# Exercise requirements
From the first line of the listing below, retype each line up to and including the one with "1.95, 1.95, 1.98, 1.82, 1.55, 1.3, 1.25];"; pictures stay out.

______________________________

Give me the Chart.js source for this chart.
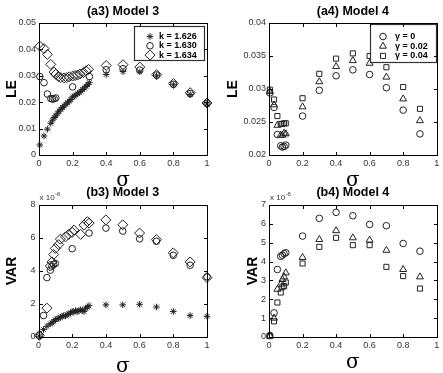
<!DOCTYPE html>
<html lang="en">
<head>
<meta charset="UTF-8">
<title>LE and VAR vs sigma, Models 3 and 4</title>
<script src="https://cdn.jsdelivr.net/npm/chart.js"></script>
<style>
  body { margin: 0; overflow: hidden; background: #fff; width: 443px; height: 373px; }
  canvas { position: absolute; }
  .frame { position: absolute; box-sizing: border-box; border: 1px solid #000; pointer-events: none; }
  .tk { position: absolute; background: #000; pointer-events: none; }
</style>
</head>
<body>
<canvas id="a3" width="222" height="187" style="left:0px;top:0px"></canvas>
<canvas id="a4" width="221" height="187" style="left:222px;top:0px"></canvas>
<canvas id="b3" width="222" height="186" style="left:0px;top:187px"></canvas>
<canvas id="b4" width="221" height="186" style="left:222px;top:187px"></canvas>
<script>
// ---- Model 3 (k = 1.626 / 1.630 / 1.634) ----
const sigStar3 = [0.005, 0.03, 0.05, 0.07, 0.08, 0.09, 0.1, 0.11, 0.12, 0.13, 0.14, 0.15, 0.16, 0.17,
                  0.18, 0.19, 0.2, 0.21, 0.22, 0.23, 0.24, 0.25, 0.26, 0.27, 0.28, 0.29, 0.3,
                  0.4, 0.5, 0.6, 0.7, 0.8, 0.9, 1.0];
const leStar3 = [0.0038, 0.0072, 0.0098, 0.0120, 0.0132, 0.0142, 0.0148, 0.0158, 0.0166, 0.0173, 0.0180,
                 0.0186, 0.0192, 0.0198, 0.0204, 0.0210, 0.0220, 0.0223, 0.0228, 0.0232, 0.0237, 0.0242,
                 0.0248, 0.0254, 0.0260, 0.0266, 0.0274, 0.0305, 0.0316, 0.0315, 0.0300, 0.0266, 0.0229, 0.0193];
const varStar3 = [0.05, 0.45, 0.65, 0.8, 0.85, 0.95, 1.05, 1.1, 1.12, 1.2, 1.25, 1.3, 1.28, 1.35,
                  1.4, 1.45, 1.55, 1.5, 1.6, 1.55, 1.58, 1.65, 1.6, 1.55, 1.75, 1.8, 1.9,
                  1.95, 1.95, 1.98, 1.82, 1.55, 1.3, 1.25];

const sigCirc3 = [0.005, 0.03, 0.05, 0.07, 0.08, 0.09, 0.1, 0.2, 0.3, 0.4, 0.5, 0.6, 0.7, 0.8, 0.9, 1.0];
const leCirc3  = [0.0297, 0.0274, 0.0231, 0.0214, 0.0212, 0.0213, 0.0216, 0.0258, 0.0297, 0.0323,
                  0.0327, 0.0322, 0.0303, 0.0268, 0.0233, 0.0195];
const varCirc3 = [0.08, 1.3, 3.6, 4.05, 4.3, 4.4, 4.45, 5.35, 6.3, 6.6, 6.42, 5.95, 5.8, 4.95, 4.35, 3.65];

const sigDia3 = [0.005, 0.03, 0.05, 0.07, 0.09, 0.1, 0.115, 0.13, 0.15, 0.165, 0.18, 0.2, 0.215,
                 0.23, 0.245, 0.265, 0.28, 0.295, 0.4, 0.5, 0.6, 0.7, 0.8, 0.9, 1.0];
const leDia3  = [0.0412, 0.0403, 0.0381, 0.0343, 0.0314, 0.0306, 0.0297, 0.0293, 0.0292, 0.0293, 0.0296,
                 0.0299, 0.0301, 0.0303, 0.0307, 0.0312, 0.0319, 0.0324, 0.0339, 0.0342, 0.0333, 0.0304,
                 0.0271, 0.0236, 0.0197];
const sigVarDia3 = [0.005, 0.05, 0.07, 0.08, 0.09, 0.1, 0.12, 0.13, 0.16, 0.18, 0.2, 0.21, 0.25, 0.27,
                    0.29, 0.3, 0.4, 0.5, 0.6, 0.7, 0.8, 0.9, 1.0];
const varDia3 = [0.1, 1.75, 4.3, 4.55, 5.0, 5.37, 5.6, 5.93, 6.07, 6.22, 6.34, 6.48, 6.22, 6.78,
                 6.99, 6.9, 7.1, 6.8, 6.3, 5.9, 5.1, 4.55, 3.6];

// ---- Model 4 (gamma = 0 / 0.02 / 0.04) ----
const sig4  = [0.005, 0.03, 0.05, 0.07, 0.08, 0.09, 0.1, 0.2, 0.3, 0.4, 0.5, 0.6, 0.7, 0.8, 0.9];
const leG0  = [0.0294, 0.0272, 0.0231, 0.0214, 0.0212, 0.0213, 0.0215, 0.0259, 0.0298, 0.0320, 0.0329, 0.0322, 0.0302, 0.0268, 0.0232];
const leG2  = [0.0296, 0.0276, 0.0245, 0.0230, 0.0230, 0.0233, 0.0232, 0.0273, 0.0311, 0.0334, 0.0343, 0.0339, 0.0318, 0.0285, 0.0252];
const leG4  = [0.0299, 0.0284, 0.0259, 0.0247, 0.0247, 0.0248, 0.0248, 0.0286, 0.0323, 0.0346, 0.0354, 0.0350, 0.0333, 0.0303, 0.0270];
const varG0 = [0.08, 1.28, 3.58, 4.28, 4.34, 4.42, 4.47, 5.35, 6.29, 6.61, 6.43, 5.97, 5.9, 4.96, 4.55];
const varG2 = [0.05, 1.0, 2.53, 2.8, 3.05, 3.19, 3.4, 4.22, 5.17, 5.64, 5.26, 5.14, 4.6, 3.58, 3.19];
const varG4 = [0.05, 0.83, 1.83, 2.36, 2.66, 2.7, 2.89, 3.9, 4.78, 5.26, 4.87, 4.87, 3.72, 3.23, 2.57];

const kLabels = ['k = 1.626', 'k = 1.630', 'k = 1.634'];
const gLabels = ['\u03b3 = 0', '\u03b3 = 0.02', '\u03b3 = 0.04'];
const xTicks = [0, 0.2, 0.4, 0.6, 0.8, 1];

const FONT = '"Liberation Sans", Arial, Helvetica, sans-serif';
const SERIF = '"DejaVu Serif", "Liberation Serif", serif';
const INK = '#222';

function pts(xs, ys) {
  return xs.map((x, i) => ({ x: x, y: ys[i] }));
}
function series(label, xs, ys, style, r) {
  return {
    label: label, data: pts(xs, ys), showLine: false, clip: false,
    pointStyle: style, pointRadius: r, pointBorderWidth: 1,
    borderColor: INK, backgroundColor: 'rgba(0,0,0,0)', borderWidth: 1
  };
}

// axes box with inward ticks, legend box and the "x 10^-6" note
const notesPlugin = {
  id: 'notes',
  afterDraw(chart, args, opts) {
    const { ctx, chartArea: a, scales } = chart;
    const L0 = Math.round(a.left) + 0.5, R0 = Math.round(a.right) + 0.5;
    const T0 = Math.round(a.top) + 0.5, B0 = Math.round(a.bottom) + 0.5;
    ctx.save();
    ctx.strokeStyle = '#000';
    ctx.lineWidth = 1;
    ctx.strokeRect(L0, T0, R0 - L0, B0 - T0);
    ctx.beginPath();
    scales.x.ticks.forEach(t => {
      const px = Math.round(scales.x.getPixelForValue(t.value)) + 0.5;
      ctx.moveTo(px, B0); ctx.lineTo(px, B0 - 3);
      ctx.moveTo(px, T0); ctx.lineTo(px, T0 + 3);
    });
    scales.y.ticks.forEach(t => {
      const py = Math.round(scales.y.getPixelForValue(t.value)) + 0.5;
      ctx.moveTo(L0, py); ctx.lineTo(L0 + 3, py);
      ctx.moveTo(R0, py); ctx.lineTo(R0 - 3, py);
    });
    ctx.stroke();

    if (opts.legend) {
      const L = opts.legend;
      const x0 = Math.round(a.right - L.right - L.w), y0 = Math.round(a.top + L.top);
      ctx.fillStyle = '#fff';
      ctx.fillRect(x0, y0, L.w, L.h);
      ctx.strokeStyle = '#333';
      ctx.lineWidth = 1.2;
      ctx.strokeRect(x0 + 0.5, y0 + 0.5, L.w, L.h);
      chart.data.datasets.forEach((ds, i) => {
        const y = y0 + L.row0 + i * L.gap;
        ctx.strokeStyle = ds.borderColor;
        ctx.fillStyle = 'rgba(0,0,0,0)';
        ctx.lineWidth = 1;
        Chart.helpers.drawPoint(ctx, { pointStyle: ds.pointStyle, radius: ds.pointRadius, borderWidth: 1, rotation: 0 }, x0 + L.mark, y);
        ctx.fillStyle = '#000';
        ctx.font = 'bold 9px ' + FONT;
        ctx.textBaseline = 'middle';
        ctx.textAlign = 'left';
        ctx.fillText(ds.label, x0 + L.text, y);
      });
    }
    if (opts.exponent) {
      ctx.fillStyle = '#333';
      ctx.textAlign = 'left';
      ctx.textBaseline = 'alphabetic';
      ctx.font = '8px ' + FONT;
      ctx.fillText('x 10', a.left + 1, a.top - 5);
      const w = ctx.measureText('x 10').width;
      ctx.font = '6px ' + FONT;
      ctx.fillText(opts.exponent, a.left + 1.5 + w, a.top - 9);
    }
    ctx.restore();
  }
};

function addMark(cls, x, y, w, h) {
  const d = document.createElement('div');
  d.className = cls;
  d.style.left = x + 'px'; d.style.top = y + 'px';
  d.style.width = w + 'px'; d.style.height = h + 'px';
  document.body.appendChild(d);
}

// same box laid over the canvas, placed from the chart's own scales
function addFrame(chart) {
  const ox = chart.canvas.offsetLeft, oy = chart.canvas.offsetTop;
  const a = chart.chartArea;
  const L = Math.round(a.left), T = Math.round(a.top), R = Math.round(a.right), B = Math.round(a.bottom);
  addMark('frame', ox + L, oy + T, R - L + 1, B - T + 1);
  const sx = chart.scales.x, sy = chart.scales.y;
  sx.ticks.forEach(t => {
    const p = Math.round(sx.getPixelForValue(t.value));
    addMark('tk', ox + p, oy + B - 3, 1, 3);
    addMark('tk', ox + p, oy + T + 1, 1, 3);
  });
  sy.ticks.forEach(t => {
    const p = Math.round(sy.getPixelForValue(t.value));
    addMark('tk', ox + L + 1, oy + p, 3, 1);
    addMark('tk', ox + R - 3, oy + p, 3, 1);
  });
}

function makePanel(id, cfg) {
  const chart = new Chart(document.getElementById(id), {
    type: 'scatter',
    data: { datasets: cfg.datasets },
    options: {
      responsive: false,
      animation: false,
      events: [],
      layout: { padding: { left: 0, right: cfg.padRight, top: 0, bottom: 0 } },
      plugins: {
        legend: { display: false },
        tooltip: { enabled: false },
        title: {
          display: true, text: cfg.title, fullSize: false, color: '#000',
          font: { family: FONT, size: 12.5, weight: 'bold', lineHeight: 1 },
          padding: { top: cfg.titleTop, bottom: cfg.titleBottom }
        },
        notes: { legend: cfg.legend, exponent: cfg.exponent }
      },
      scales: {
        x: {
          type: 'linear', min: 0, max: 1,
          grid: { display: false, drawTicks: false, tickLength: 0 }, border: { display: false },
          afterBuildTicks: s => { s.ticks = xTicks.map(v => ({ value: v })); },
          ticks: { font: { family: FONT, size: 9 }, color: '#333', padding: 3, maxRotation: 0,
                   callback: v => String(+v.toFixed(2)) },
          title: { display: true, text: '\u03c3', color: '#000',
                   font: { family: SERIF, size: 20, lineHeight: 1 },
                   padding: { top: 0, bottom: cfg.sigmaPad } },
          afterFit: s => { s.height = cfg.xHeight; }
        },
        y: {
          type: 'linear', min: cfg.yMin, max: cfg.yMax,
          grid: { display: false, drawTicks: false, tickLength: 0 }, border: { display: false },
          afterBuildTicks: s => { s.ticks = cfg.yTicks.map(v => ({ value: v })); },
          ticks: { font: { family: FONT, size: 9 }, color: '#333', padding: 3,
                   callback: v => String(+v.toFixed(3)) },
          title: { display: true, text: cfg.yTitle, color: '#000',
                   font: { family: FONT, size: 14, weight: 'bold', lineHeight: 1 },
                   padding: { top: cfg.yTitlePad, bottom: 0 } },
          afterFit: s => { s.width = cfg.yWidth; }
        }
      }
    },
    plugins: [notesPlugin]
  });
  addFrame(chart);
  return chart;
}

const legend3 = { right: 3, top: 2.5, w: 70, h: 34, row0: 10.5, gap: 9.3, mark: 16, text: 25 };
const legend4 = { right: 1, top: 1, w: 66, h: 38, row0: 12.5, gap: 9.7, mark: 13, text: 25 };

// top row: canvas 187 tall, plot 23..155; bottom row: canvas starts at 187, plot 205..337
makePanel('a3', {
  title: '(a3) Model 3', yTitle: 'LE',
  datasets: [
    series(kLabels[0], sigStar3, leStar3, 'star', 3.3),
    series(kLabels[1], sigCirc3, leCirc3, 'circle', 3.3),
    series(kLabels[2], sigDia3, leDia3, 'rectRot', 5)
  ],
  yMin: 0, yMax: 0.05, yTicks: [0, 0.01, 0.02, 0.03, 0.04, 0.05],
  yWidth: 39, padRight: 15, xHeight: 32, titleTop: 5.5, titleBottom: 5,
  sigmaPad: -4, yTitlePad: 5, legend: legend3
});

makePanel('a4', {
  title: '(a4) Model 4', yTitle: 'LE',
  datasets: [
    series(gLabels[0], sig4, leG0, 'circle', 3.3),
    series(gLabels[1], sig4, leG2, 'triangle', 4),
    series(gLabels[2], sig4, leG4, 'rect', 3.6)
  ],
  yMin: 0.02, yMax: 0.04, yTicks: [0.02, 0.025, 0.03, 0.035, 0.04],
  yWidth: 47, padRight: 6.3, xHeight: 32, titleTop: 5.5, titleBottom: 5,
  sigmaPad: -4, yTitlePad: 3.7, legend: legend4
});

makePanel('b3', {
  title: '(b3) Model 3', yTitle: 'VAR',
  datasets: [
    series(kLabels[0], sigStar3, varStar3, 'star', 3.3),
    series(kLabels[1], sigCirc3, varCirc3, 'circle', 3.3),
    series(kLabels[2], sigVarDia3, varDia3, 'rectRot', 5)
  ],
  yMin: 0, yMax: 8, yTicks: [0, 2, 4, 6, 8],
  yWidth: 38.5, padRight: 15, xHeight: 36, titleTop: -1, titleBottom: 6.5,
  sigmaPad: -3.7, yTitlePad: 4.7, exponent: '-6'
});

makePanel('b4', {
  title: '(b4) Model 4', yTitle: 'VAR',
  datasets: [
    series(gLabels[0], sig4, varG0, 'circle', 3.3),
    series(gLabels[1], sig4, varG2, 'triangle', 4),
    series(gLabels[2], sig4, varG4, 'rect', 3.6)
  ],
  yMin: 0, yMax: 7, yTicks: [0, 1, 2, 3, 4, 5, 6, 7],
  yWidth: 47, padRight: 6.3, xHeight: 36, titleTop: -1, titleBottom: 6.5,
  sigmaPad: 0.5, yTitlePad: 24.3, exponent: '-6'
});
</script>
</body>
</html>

______________________________

# Task output
Give me the Chart.js source for this chart.
<!DOCTYPE html>
<html lang="en">
<head>
<meta charset="UTF-8">
<title>LE and VAR vs sigma, Models 3 and 4</title>
<script src="https://cdn.jsdelivr.net/npm/chart.js"></script>
<style>
  body { margin: 0; overflow: hidden; background: #fff; width: 443px; height: 373px; }
  canvas { position: absolute; }
  .frame { position: absolute; box-sizing: border-box; border: 1px solid #000; pointer-events: none; }
  .tk { position: absolute; background: #000; pointer-events: none; }
</style>
</head>
<body>
<canvas id="a3" width="222" height="187" style="left:0px;top:0px"></canvas>
<canvas id="a4" width="221" height="187" style="left:222px;top:0px"></canvas>
<canvas id="b3" width="222" height="186" style="left:0px;top:187px"></canvas>
<canvas id="b4" width="221" height="186" style="left:222px;top:187px"></canvas>
<script>
// ---- Model 3 (k = 1.626 / 1.630 / 1.634) ----
const sigStar3 = [0.005, 0.03, 0.05, 0.07, 0.08, 0.09, 0.1, 0.11, 0.12, 0.13, 0.14, 0.15, 0.16, 0.17,
                  0.18, 0.19, 0.2, 0.21, 0.22, 0.23, 0.24, 0.25, 0.26, 0.27, 0.28, 0.29, 0.3,
                  0.4, 0.5, 0.6, 0.7, 0.8, 0.9, 1.0];
const leStar3 = [0.0038, 0.0072, 0.0098, 0.0120, 0.0132, 0.0142, 0.0148, 0.0158, 0.0166, 0.0173, 0.0180,
                 0.0186, 0.0192, 0.0198, 0.0204, 0.0210, 0.0220, 0.0223, 0.0228, 0.0232, 0.0237, 0.0242,
                 0.0248, 0.0254, 0.0260, 0.0266, 0.0274, 0.0305, 0.0316, 0.0315, 0.0300, 0.0266, 0.0229, 0.0193];
const varStar3 = [0.05, 0.45, 0.65, 0.8, 0.85, 0.95, 1.05, 1.1, 1.12, 1.2, 1.25, 1.3, 1.28, 1.35,
                  1.4, 1.45, 1.55, 1.5, 1.6, 1.55, 1.58, 1.65, 1.6, 1.55, 1.75, 1.8, 1.9,
                  1.95, 1.95, 1.98, 1.82, 1.55, 1.3, 1.25];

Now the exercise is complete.